— start of DATA SHOWN —

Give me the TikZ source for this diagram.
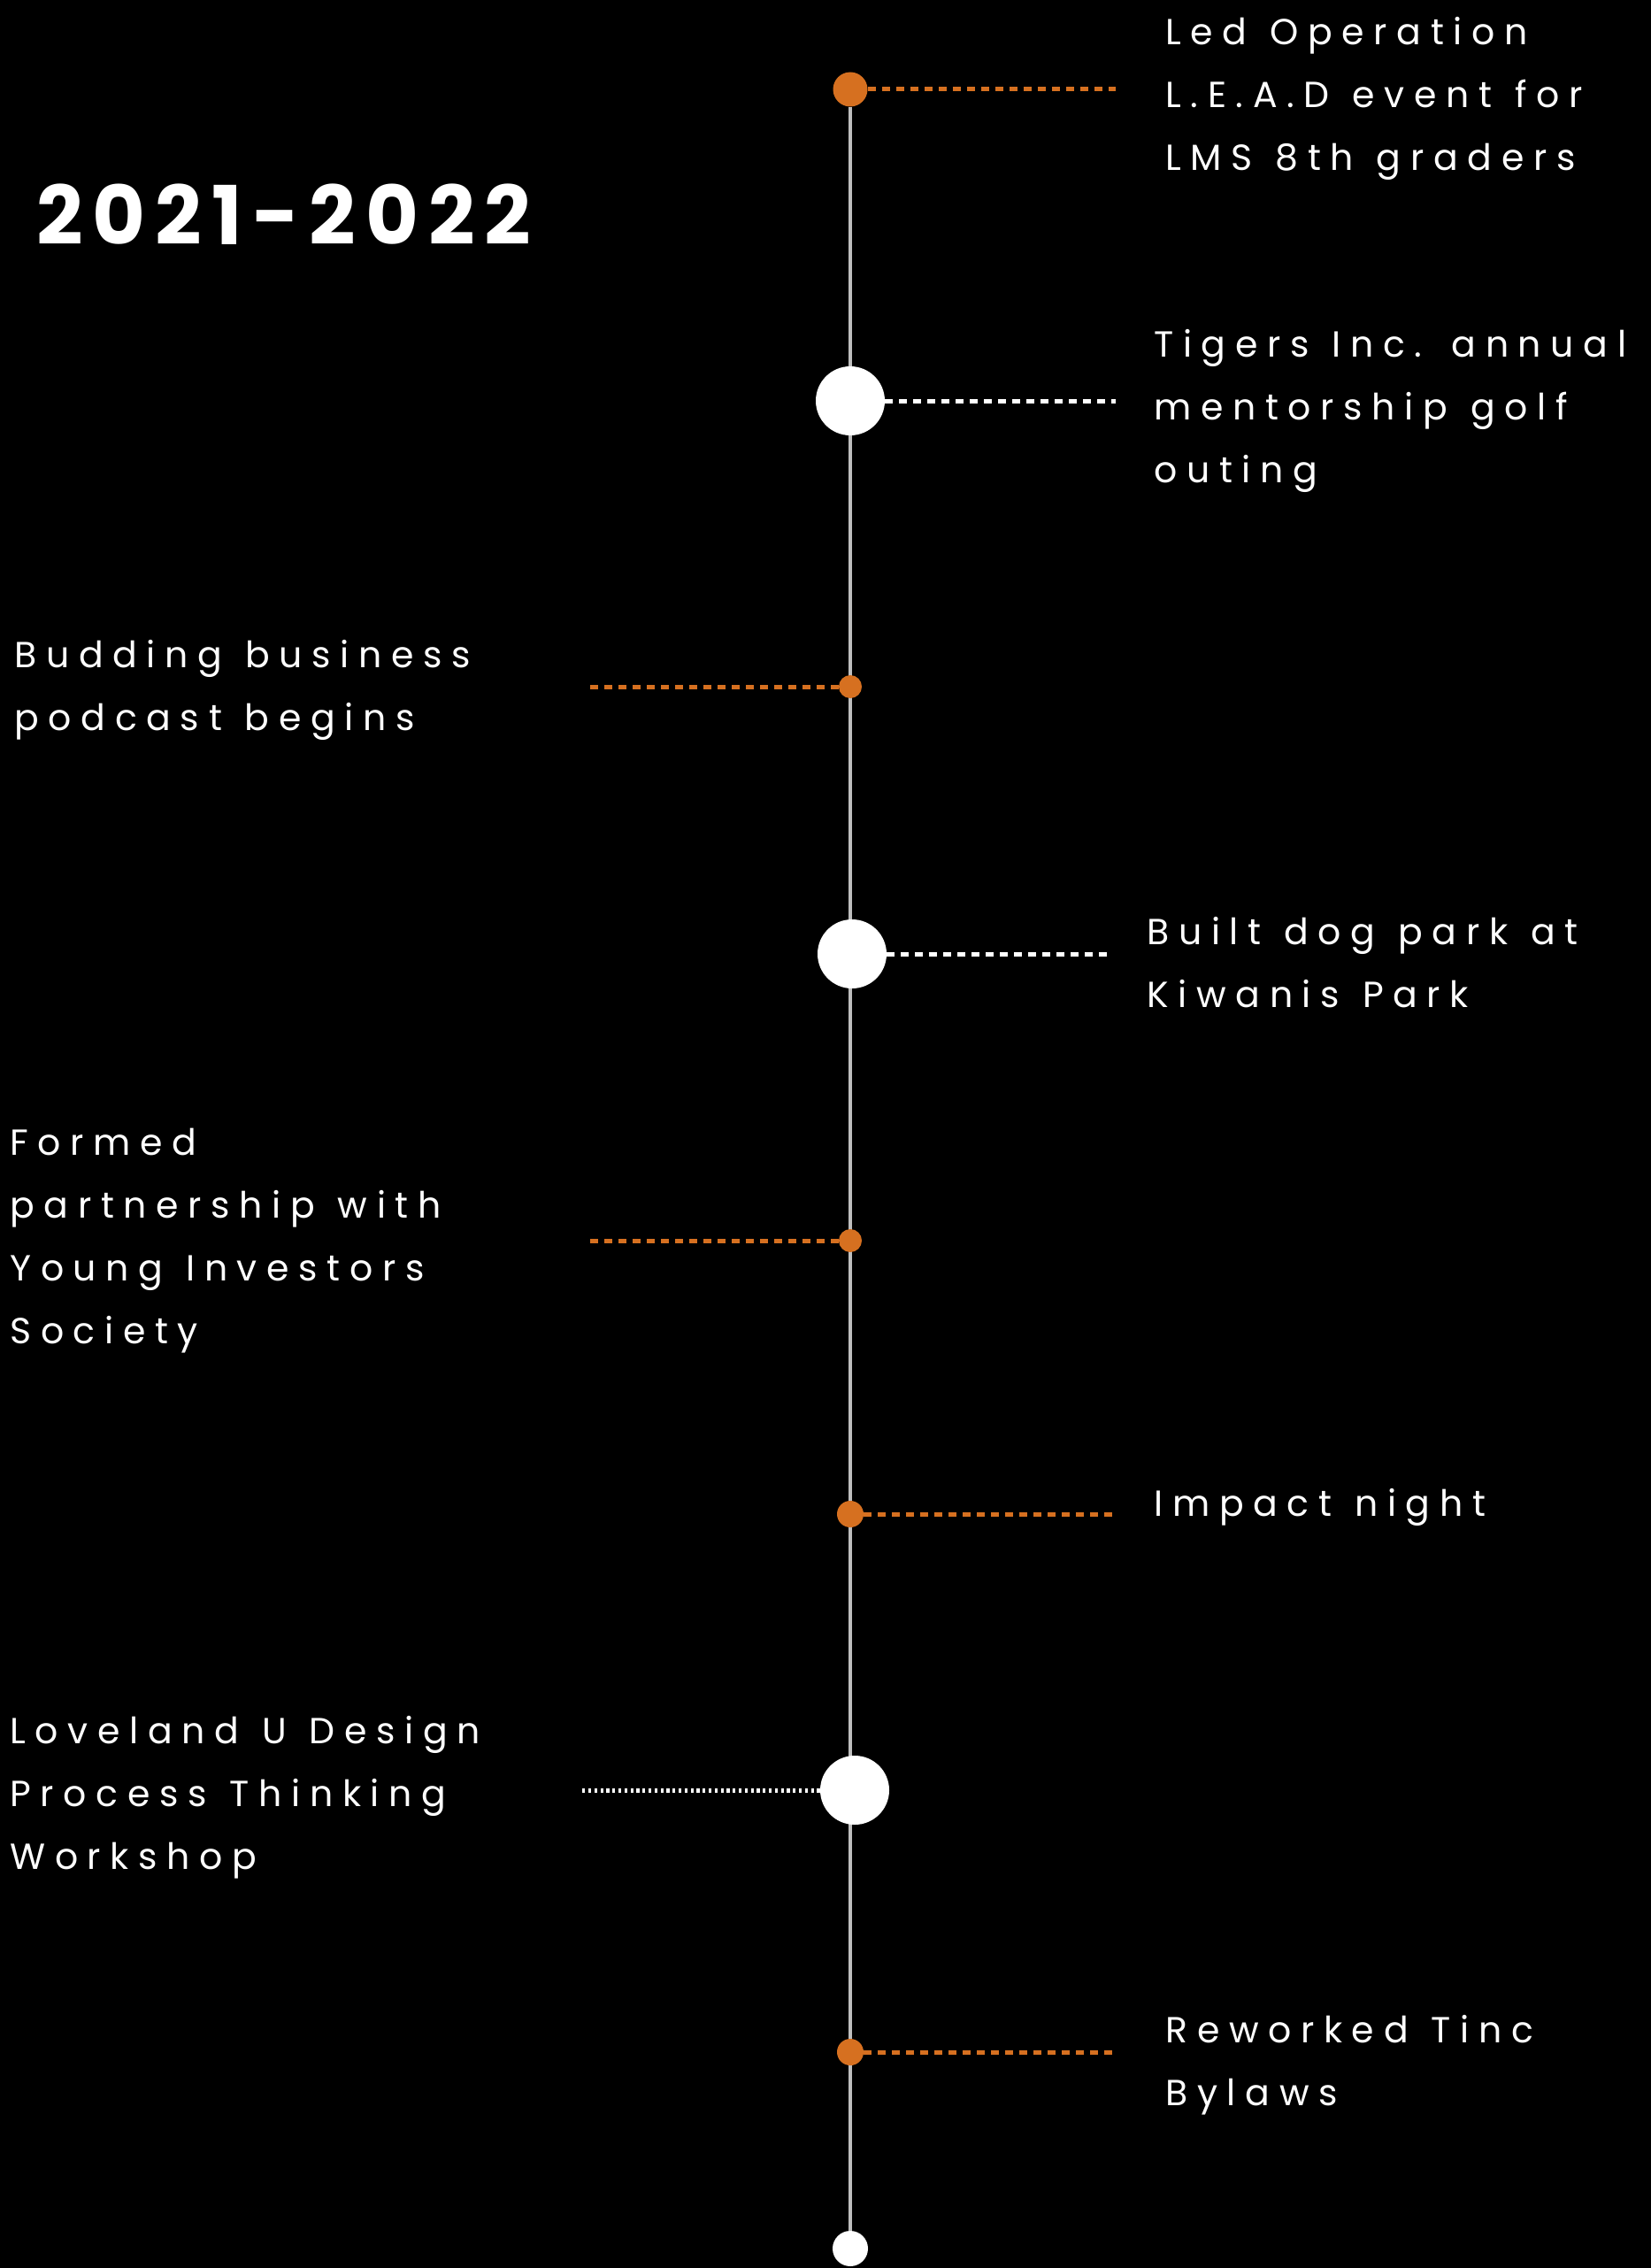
\documentclass[tikz,border=0pt]{standalone}
\usepackage{fontspec}
\setmainfont{Poppins}
\newfontfamily\notefont[LetterSpace=26,WordSpace=1.2]{Poppins}
\newfontfamily\yearfont[LetterSpace=12]{Poppins}
\usetikzlibrary{backgrounds}
\definecolor{tincorange}{RGB}{214,112,32}
\definecolor{spinegray}{RGB}{190,190,190}

\tikzset{
  bigdot/.style={circle,fill=white,inner sep=0pt,minimum size=39pt},
  smalldot/.style={circle,fill=tincorange,inner sep=0pt,minimum size=#1},
  orangelink/.style={tincorange,line width=2.5pt,dash pattern=on 4.5pt off 3.5pt},
  whitelink/.style={white,line width=2.5pt,dash pattern=on 4.5pt off 3.5pt},
  note/.style={anchor=west,align=left,inner sep=0pt,text=white,
    font=\notefont\fontsize{20.5pt}{35.5pt}\selectfont}
}

\begin{document}
\begin{tikzpicture}[x=0.5pt,y=-0.5pt]
    % dots on the time line
    \node[smalldot=19.5pt] (d1) at (961,101) {};
    \node[bigdot] (d2) at (961,453) {};
    \node[smalldot=13pt] (d3) at (961,776) {};
    \node[bigdot] (d4) at (963,1078) {};
    \node[smalldot=13pt] (d5) at (961,1402) {};
    \node[smalldot=15pt] (d6) at (961,1711) {};
    \node[bigdot] (d7) at (966,2023) {};
    \node[smalldot=15pt] (d8) at (961,2319) {};
    \node[bigdot,minimum size=20pt] (d9) at (961,2541) {};

    \begin{scope}[on background layer]
        \fill[black] (0,0) rectangle (1866,2563);
        \draw[spinegray,line width=1.6pt] (d1) -- (d9);
    \end{scope}

    % year
    \node[anchor=west,inner sep=0pt,text=white,font=\yearfont\bfseries\fontsize{46pt}{50pt}\selectfont] (year) at (41,242) {2021-2022};

    % connectors
    \coordinate (e1) at (1261,101);
    \coordinate (e2) at (1261,453);
    \coordinate (e3) at (665,776);
    \coordinate (e4) at (1258,1078);
    \coordinate (e5) at (665,1402);
    \coordinate (e6) at (1258,1711);
    \coordinate (e7) at (658,2023);
    \coordinate (e8) at (1258,2319);
    \draw[orangelink] (d1) -- (e1);
    \draw[whitelink] (d2) -- (e2);
    \draw[orangelink] (d3) -- (e3);
    \draw[whitelink] (d4) -- (e4);
    \draw[orangelink] (d5) -- (e5);
    \draw[orangelink] (d6) -- (e6);
    \draw[white,line width=2.5pt,dash pattern=on 1.6pt off 1.8pt] (d7) -- (e7);
    \draw[orangelink] (d8) -- (e8);

    % events
    \node[note] (t1) at (1317,111) {Led Operation\\L.E.A.D event for\\LMS 8th graders};
    \node[note] (t2) at (1304,464) {Tigers Inc. annual\\mentorship golf\\outing};
    \node[note] (t3) at (16,780) {Budding business\\podcast begins};
    \node[note] (t4) at (1296,1088) {Built dog park at\\Kiwanis Park};
    \node[note] (t5) at (11,1402) {Formed\\partnership with\\Young Investors\\Society};
    \node[note] (t6) at (1304,1703) {Impact night};
    \node[note] (t7) at (11,2031) {Loveland U Design\\Process Thinking\\Workshop};
    \node[note] (t8) at (1317,2334) {Reworked Tinc\\Bylaws};
\end{tikzpicture}
\end{document}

— end of DATA SHOWN —

◆ **YOUR TASK**:
Repeat the material above word for word, please, apart from its images.

◆ **FULL SOLUTION**:
Give me the TikZ source for this diagram.
\documentclass[tikz,border=0pt]{standalone}
\usepackage{fontspec}
\setmainfont{Poppins}
\newfontfamily\notefont[LetterSpace=26,WordSpace=1.2]{Poppins}
\newfontfamily\yearfont[LetterSpace=12]{Poppins}
\usetikzlibrary{backgrounds}
\definecolor{tincorange}{RGB}{214,112,32}
\definecolor{spinegray}{RGB}{190,190,190}

\tikzset{
  bigdot/.style={circle,fill=white,inner sep=0pt,minimum size=39pt},
  smalldot/.style={circle,fill=tincorange,inner sep=0pt,minimum size=#1},
  orangelink/.style={tincorange,line width=2.5pt,dash pattern=on 4.5pt off 3.5pt},
  whitelink/.style={white,line width=2.5pt,dash pattern=on 4.5pt off 3.5pt},
  note/.style={anchor=west,align=left,inner sep=0pt,text=white,
    font=\notefont\fontsize{20.5pt}{35.5pt}\selectfont}
}

\begin{document}
\begin{tikzpicture}[x=0.5pt,y=-0.5pt]
    % dots on the time line
    \node[smalldot=19.5pt] (d1) at (961,101) {};
    \node[bigdot] (d2) at (961,453) {};
    \node[smalldot=13pt] (d3) at (961,776) {};
    \node[bigdot] (d4) at (963,1078) {};
    \node[smalldot=13pt] (d5) at (961,1402) {};
    \node[smalldot=15pt] (d6) at (961,1711) {};
    \node[bigdot] (d7) at (966,2023) {};
    \node[smalldot=15pt] (d8) at (961,2319) {};
    \node[bigdot,minimum size=20pt] (d9) at (961,2541) {};

    \begin{scope}[on background layer]
        \fill[black] (0,0) rectangle (1866,2563);
        \draw[spinegray,line width=1.6pt] (d1) -- (d9);
    \end{scope}

    % year
    \node[anchor=west,inner sep=0pt,text=white,font=\yearfont\bfseries\fontsize{46pt}{50pt}\selectfont] (year) at (41,242) {2021-2022};

    % connectors
    \coordinate (e1) at (1261,101);
    \coordinate (e2) at (1261,453);
    \coordinate (e3) at (665,776);
    \coordinate (e4) at (1258,1078);
    \coordinate (e5) at (665,1402);
    \coordinate (e6) at (1258,1711);
    \coordinate (e7) at (658,2023);
    \coordinate (e8) at (1258,2319);
    \draw[orangelink] (d1) -- (e1);
    \draw[whitelink] (d2) -- (e2);
    \draw[orangelink] (d3) -- (e3);
    \draw[whitelink] (d4) -- (e4);
    \draw[orangelink] (d5) -- (e5);
    \draw[orangelink] (d6) -- (e6);
    \draw[white,line width=2.5pt,dash pattern=on 1.6pt off 1.8pt] (d7) -- (e7);
    \draw[orangelink] (d8) -- (e8);

    % events
    \node[note] (t1) at (1317,111) {Led Operation\\L.E.A.D event for\\LMS 8th graders};
    \node[note] (t2) at (1304,464) {Tigers Inc. annual\\mentorship golf\\outing};
    \node[note] (t3) at (16,780) {Budding business\\podcast begins};
    \node[note] (t4) at (1296,1088) {Built dog park at\\Kiwanis Park};
    \node[note] (t5) at (11,1402) {Formed\\partnership with\\Young Investors\\Society};
    \node[note] (t6) at (1304,1703) {Impact night};
    \node[note] (t7) at (11,2031) {Loveland U Design\\Process Thinking\\Workshop};
    \node[note] (t8) at (1317,2334) {Reworked Tinc\\Bylaws};
\end{tikzpicture}
\end{document}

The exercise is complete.